Axiom 6

Dominant Supermassive Black Hole Singularities

Can Bend Space at the Speed of Light.

Singularity Acceleration Axioms and Principles Governing
Universe Formation

7 November 2012

**Axiom 6.**** Dominant
Supermassive black hole singularities can bend space at the speed of light.**

Black hole singularities accelerate as their mass increases relative to the combined mass of the galaxies that are gravitationally bound to them. The weaker the gravitational attraction between the singularity and the galaxy, the more effectively dark energy can be in pushing the singularity and warping space at an accelerated rate.

**A.** Mass warps
space and extraordinarily massive black holes force extreme warps that, under
certain conditions, reach the speed of light and lead to singularity
acceleration and eventual separation from the universe.

As the black hole gains mass, two important things occur. First, it compresses all of its matter and energy into a singularity that moves by stretching or warping space. Mass bends or warps space, and the more massive an object, the more space bends. [28] Secondly, a black hole singularity’s mass breaks the equilibrium between it and the constraining gravitational forces of its galaxy, causing it to increasingly warp space and move farther away from its galaxy, reducing their mutual attraction.

This hypothesis maintains that massive objects warp space in measurable distances. For example, set the position in space of a star at a hypothetical point A, with relativity turned off. Then, turn on relativity and the star will be at point B, which is some distance from point A. The difference between these two points is real but can only be seen indirectly by an observer in three-dimensional space. If the mass of the star is increased, the length of this line increases and the object is now at point C. The distance between B and C is real and can also be measured. With black hole singularities, the distance can be quite significant, and as black holes absorb other black holes, stars, and other objects, the singularity moves farther along this line. Its distance is related to its mass and that of the galaxy and cluster.

**B.** Dark energy
accelerates the space warp of dominant supermassive black hole singularities to
the speed of light.

Over eons, as dark energy expands the universe, thereby decreasing the effective gravitational attraction between the universe and its galaxy clusters, and when singularities achieve sufficient mass relative to any surrounding galaxy, the rate at which they will accelerate in a space warp increases. Dominant supermassive black holes that have consumed most of their galaxy, galaxy cluster, and supercluster have exceptionally large black holes which allow more force to be applied by dark energy, increasing the singularity acceleration. The gravitational attraction between the singularity and its galaxy decreases as the galaxy loses mass to the black hole. The singularity’s acceleration is assisted by dark energy in the same way it is causing the universe to expand and accelerate.

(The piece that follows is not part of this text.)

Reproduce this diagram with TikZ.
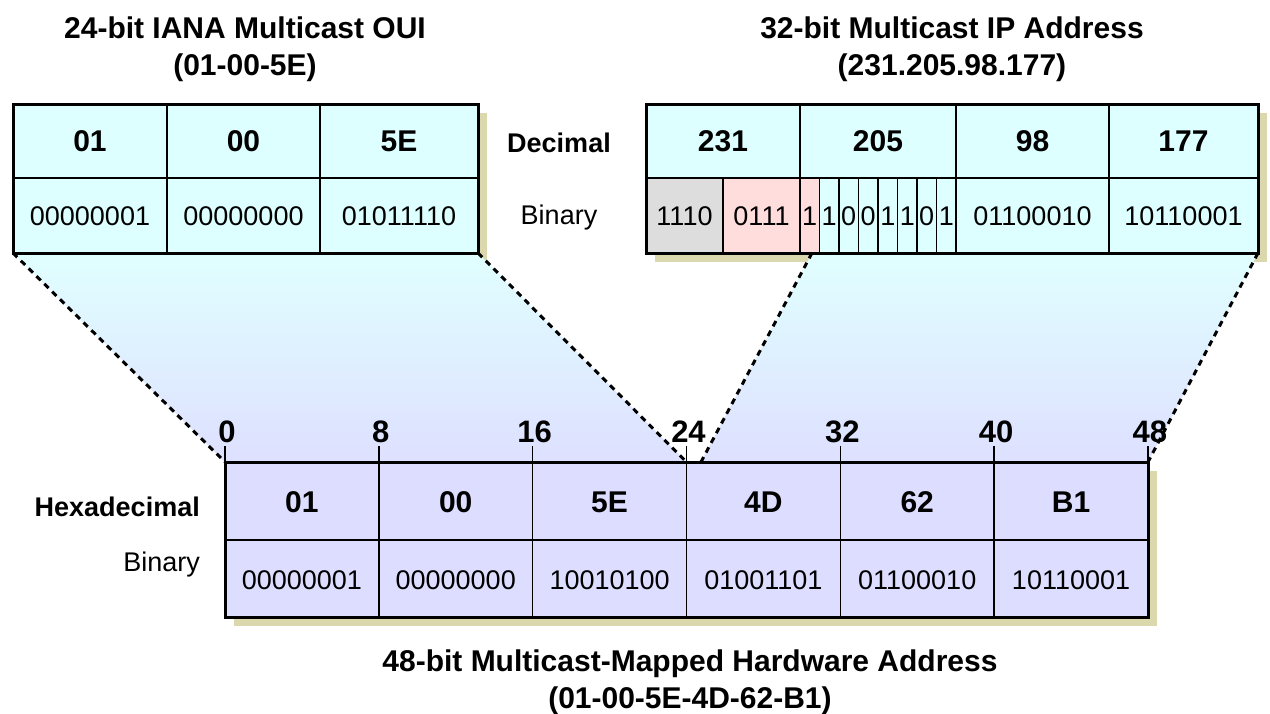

The largest and first dominant supermassive black hole singularities to form in a galaxy cluster will receive almost all of dark energy available in the cluster. Dominant supermassive black holes formed later will be smaller, will receive relatively proportionally less dark energy, and may not receive enough energy to escape the universe.

Dark energy propels the singularity in a space warp, in
effect, increasing its mass. According to the law of momentum conservation, the mass
of the singularity depends on its speed. Thus, as dark energy is
applied to the movement of the singularity, it effectively increases the mass
of both the singularity and the new universe it will form. Based on Einstein’s equation,
if an object at rest has a mass *M*, moving at a speed *v* it will have mass m
= m_{o }/ [1-(v/c)^{2}] ^{˝}. When *v* and *c* are nearly equal,
mass becomes very large. The equation applies to universe formation; therefore,
when the singularity separates from the universe as its gravitational
attraction becomes zero, a phase transition occurs and all of the dark energy
is converted to the mass of the singularity. This equation states that when *v* = *c*,
the mass becomes infinite. Since we know that cannot happen, it is reasonable
to assume that this law is suspended during the phase transition.

**C.** The
structure or fabric of space-time, referred to as the stress-energy tensor, has
a mass and energy equivalent and can functionally be treated mathematically as
a force and be measured by gravity. [29, 30] “In general relativity, gravity
can be regarded as not a force but a consequence of a curved spacetime geometry where the source of curvature is the stress-energy tensor [representing
matter, for instance].” [31]

There are three concepts that are plausible for describing gravitation and modeling singularity movement: general relativity, M-theory, and dark matter dimension. Any of these theories are compatible with the singularity acceleration hypothesis; however, for purposes of simplicity the dimension in which black hole singularities move will be referred to as a space warp. Resolving which theory provides the best model requires information not available; however, working constructs are plausible with each of these theories of dimensional space. General relativity space-time provides an adequate model to explain the movement of black hole singularities. M-theory and string theory have the theoretical flexibility to accommodate singularity acceleration. Dark matter and dark energy may exist in different dimensions than do matter and energy but have gravity in common with them. The acceleration of black hole singularities can also be modeled in multi-dimensional systems.